I'm not sure about Pozsonyi, but Pearl of Csaba was originally bred to be a table grape in Hungary and Irsai Olivier was intended to follow in its footsteps. It is still cultivated as a table grape in many places, but it is also finding some popularity as a wine grape as its only viticultural weakness is a particular susceptibility to powdery mildew. It is fairly popular in Slovakia and the Czech Republic where it is known as Irsay Oliver. Most resources indicate that the proper Hungarian spelling of the grape's name is Irsai Olivér, but the bottle that I had definitely spelled it Olivier. I'll confess that I don't understand the diacritical marks in the Hungarian language, so I don't know if the "ie" spelling is equivalent to the "é" or not. I cannot find any information on the historical basis of the name Irsai Olivér. The breeder's name was Pál Kocsis and when I enter the name of the grape into a Hungarian translator, the same two words pop back out the other side.

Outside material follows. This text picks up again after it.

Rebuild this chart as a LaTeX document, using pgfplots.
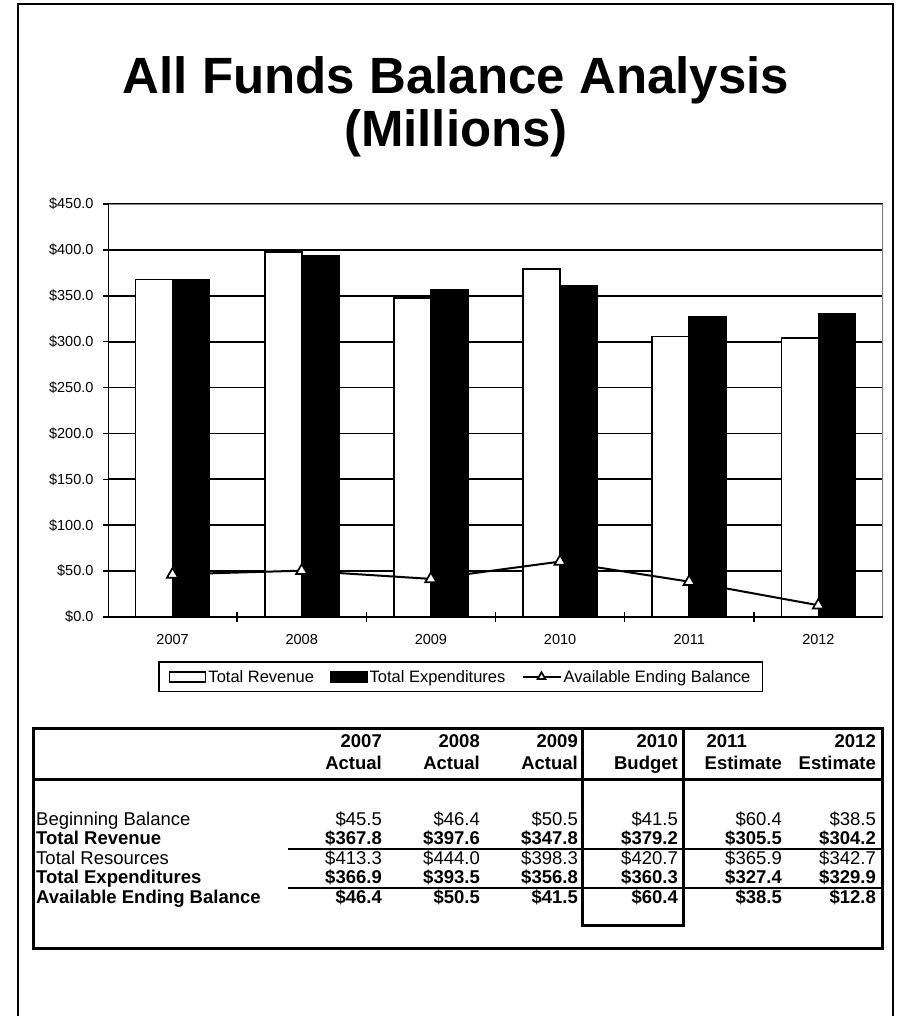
\documentclass[border=0pt]{standalone}
\usepackage{pgfplots}
\pgfplotsset{compat=1.18}
\usepackage{fontspec}
\setmainfont{Liberation Sans}

\pgfplotsset{
  barleg/.style={legend image code/.code={\draw[##1, line width=1.7pt] (0pt,-5pt) rectangle (36pt,5pt);}},
  lineleg/.style={legend image code/.code={\draw[##1, line width=2.2pt, mark size=4.5pt, mark repeat=2, mark phase=2]
      plot coordinates {(0pt,0pt)(19pt,0pt)(38pt,0pt)};}},
}
\tikzset{
  tr/.style={anchor=base east, inner sep=0pt, font=\fontsize{18.5}{22}\selectfont},
  tb/.style={anchor=base east, inner sep=0pt, font=\fontsize{18.5}{22}\selectfont\bfseries},
}

\begin{document}
\begin{tikzpicture}
% page frame and title (1pt = 1px of the reference)
\begin{scope}[x=1pt,y=-1pt]
\useasboundingbox (0,0) rectangle (905,1016);
\draw[line width=1.5pt] (18,1016) -- (18,4) -- (893,4) -- (893,1016);
\node[font=\fontsize{51}{60}\selectfont\bfseries, anchor=base] at (456,94) {All Funds Balance Analysis};
\node[font=\fontsize{51}{60}\selectfont\bfseries, anchor=base] at (456,147) {(Millions)};
\end{scope}

\begin{axis}[
    at={(108pt,-617pt)}, anchor=south west,
    scale only axis, width=775pt, height=413pt,
    xmin=0.5, xmax=6.5, ymin=0, ymax=450,
    axis line style={draw=none},
    tick pos=left, tick align=center,
    major tick length=10pt, minor tick length=10pt,
    xtick={1,...,6}, xticklabels={2007,2008,2009,2010,2011,2012},
    major x tick style={draw=none},
    minor xtick={1.5,2.5,3.5,4.5,5.5},
    minor x tick style={black, line width=1.5pt},
    ytick={0,50,...,450},
    y tick style={black, line width=1.5pt},
    ymajorgrids, major grid style={black, line width=1.7pt},
    /pgf/number format/assume math mode=true,
    yticklabel={\$\pgfmathprintnumber[fixed,fixed zerofill,precision=1]{\tick}},
    ticklabel style={font=\fontsize{14.5}{17}\selectfont},
    xticklabel style={yshift=-9pt},
    yticklabel style={xshift=-6pt},
    legend style={at={(axis description cs:0.455,-0.107)}, anchor=north,
        legend columns=-1, draw=black, line width=1.7pt,
        font=\fontsize{16.5}{19}\selectfont, inner xsep=10pt, inner ysep=6pt,
        /tikz/every odd column/.append style={column sep=0pt},
        /tikz/every even column/.append style={column sep=14pt}},
]
\addplot[ybar, bar width=37pt, bar shift=-18.5pt, fill=white, draw=black, line width=1.7pt, barleg]
    coordinates {(1,367.8)(2,397.6)(3,347.8)(4,379.2)(5,305.5)(6,304.2)};
\addplot[ybar, bar width=37pt, bar shift=18.5pt, fill=black, draw=black, line width=1.7pt, barleg]
    coordinates {(1,366.9)(2,393.5)(3,356.8)(4,360.3)(5,327.4)(6,329.9)};
\addplot[black, line width=2pt, mark=triangle*, mark size=6.5pt, mark options={fill=white, solid, line width=1.7pt}, lineleg]
    coordinates {(1,46.4)(2,50.5)(3,41.5)(4,60.4)(5,38.5)(6,12.8)};
\draw[gray, line width=1.5pt] (rel axis cs:0,1) -- (rel axis cs:1,1) -- (rel axis cs:1,0);
\draw[black, line width=2pt] (rel axis cs:0,1) -- (rel axis cs:0,0) -- (rel axis cs:1,0);
\legend{Total Revenue,Total Expenditures,Available Ending Balance}
\end{axis}

% summary table
\begin{scope}[x=1pt,y=-1pt]
\draw[line width=3pt] (33,728) rectangle (882,948);
\draw[line width=3pt] (33,779) -- (882,779);
\draw[line width=3pt] (582,728) -- (582,925) -- (683,925) -- (683,728);
\draw[line width=1.5pt] (288,849) -- (882,849);
\draw[line width=1.5pt] (288,888) -- (882,888);
\foreach \x/\a in {382/2007, 480/2008, 578/2009, 678/2010, 876/2012}
  \node[tb] at (\x,747) {\a};
\node[tb] at (747,747) {2011};
\foreach \x/\b in {382/Actual, 480/Actual, 578/Actual, 678/Budget, 782/Estimate, 876/Estimate}
  \node[tb] at (\x,769) {\b};
\node[tr, anchor=base west] at (36,825) {Beginning Balance};
\node[tb, anchor=base west] at (36,844.5) {Total Revenue};
\node[tr, anchor=base west] at (36,864) {Total Resources};
\node[tb, anchor=base west] at (36,883.5) {Total Expenditures};
\node[tb, anchor=base west] at (36,903) {Available Ending Balance};
\foreach \x/\v in {382/45.5, 480/46.4, 578/50.5, 678/41.5, 782/60.4, 876/38.5}
  \node[tr] at (\x,825) {\$\v};
\foreach \x/\v in {382/367.8, 480/397.6, 578/347.8, 678/379.2, 782/305.5, 876/304.2}
  \node[tb] at (\x,844.5) {\$\v};
\foreach \x/\v in {382/413.3, 480/444.0, 578/398.3, 678/420.7, 782/365.9, 876/342.7}
  \node[tr] at (\x,864) {\$\v};
\foreach \x/\v in {382/366.9, 480/393.5, 578/356.8, 678/360.3, 782/327.4, 876/329.9}
  \node[tb] at (\x,883.5) {\$\v};
\foreach \x/\v in {382/46.4, 480/50.5, 578/41.5, 678/60.4, 782/38.5, 876/12.8}
  \node[tb] at (\x,903) {\$\v};
\end{scope}
\end{tikzpicture}
\end{document}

Whatever the source of the grape's name, I was able to pick up a bottle of the 2008 Nyakas Cellars Irsai Olivier from my friends at Bin Ends for about $10. In the glass, the wine had a silvery lemon color. It was explosively aromatic with aromas of lychee, flowers (possibly orange blossom?), and ripe peaches. The wine was medium bodied with acidity on the higher side of medium. There were flavors of lychee fruit, mandarin oranges, orange peel, ripe pear with just a touch of lemony citrus. The palate was more restrained than the nose, but it was still nicely flavorful. When I had this same wine a few years back, I remember being bowled over by the aroma, but finding that the palate was so restrained that it ended up being a disappointment. This bottle definitely followed through more on the palate without it being overwhelming. Gewurztraminer and Muscat are the two obvious comparison points here, but this reminds me much more of Torrontés. It's refreshing, a pleasure to sniff and has a kind of restrained dignity on the palate that doesn't overwhelm you, but doesn't leave you unsatisfied either. For fans of aromatic white wines, this is a must-try.